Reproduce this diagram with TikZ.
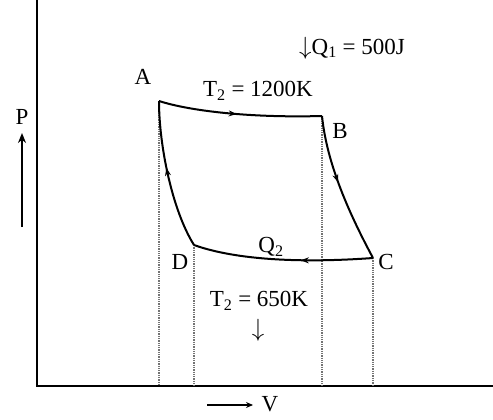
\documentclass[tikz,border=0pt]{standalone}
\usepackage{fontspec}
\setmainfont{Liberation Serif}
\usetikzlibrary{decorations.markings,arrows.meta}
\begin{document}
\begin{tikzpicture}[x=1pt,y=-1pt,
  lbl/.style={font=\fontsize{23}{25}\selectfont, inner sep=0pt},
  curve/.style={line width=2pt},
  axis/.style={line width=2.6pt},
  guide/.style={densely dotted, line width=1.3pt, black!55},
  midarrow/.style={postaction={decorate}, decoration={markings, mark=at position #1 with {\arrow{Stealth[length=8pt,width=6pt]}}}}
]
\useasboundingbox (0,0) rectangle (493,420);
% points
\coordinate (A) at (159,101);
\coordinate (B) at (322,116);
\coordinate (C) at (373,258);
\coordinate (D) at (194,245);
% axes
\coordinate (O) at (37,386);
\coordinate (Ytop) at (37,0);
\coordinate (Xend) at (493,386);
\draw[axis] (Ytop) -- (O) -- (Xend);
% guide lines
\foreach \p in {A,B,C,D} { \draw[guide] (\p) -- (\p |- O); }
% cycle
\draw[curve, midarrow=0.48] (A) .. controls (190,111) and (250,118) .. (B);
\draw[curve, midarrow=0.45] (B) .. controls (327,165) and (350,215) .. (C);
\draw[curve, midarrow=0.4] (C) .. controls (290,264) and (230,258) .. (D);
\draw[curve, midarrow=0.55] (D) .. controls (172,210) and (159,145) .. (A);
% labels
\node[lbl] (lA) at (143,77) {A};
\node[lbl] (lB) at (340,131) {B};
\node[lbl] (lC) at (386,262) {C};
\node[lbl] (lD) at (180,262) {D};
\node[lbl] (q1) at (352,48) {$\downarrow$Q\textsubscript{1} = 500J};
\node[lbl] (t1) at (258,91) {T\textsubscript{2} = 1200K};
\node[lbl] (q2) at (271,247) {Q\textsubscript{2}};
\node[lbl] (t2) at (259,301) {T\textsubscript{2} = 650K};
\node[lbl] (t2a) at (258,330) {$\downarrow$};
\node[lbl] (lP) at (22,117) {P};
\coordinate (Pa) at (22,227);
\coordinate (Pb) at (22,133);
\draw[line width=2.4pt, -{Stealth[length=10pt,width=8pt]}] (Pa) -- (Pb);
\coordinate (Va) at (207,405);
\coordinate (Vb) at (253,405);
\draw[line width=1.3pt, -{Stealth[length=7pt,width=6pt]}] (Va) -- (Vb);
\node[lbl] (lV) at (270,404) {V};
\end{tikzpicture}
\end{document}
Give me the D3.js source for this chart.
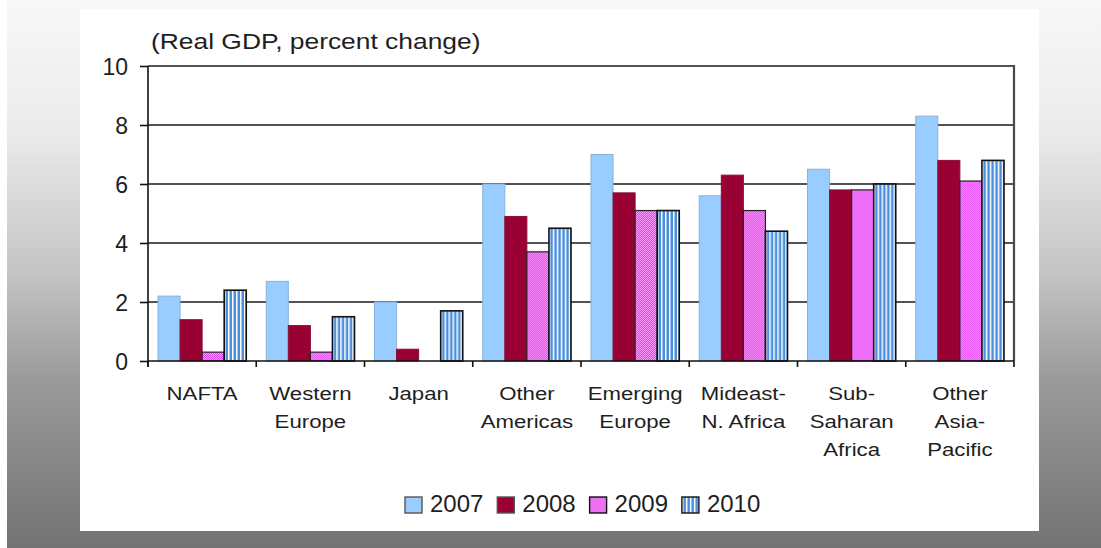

★ ★ ★

▶ **STATED EXERCISE**
Quote every record above exactly, omitting any pictures they contain.

▶ **WRITTEN ANSWER**
Reproduce this diagram with TikZ.
\documentclass[tikz,border=0pt]{standalone}
\usepackage{fontspec}
\setmainfont{Liberation Serif}
\usetikzlibrary{decorations.markings,arrows.meta}
\begin{document}
\begin{tikzpicture}[x=1pt,y=-1pt,
  lbl/.style={font=\fontsize{23}{25}\selectfont, inner sep=0pt},
  curve/.style={line width=2pt},
  axis/.style={line width=2.6pt},
  guide/.style={densely dotted, line width=1.3pt, black!55},
  midarrow/.style={postaction={decorate}, decoration={markings, mark=at position #1 with {\arrow{Stealth[length=8pt,width=6pt]}}}}
]
\useasboundingbox (0,0) rectangle (493,420);
% points
\coordinate (A) at (159,101);
\coordinate (B) at (322,116);
\coordinate (C) at (373,258);
\coordinate (D) at (194,245);
% axes
\coordinate (O) at (37,386);
\coordinate (Ytop) at (37,0);
\coordinate (Xend) at (493,386);
\draw[axis] (Ytop) -- (O) -- (Xend);
% guide lines
\foreach \p in {A,B,C,D} { \draw[guide] (\p) -- (\p |- O); }
% cycle
\draw[curve, midarrow=0.48] (A) .. controls (190,111) and (250,118) .. (B);
\draw[curve, midarrow=0.45] (B) .. controls (327,165) and (350,215) .. (C);
\draw[curve, midarrow=0.4] (C) .. controls (290,264) and (230,258) .. (D);
\draw[curve, midarrow=0.55] (D) .. controls (172,210) and (159,145) .. (A);
% labels
\node[lbl] (lA) at (143,77) {A};
\node[lbl] (lB) at (340,131) {B};
\node[lbl] (lC) at (386,262) {C};
\node[lbl] (lD) at (180,262) {D};
\node[lbl] (q1) at (352,48) {$\downarrow$Q\textsubscript{1} = 500J};
\node[lbl] (t1) at (258,91) {T\textsubscript{2} = 1200K};
\node[lbl] (q2) at (271,247) {Q\textsubscript{2}};
\node[lbl] (t2) at (259,301) {T\textsubscript{2} = 650K};
\node[lbl] (t2a) at (258,330) {$\downarrow$};
\node[lbl] (lP) at (22,117) {P};
\coordinate (Pa) at (22,227);
\coordinate (Pb) at (22,133);
\draw[line width=2.4pt, -{Stealth[length=10pt,width=8pt]}] (Pa) -- (Pb);
\coordinate (Va) at (207,405);
\coordinate (Vb) at (253,405);
\draw[line width=1.3pt, -{Stealth[length=7pt,width=6pt]}] (Va) -- (Vb);
\node[lbl] (lV) at (270,404) {V};
\end{tikzpicture}
\end{document}
Give me the D3.js source for this chart.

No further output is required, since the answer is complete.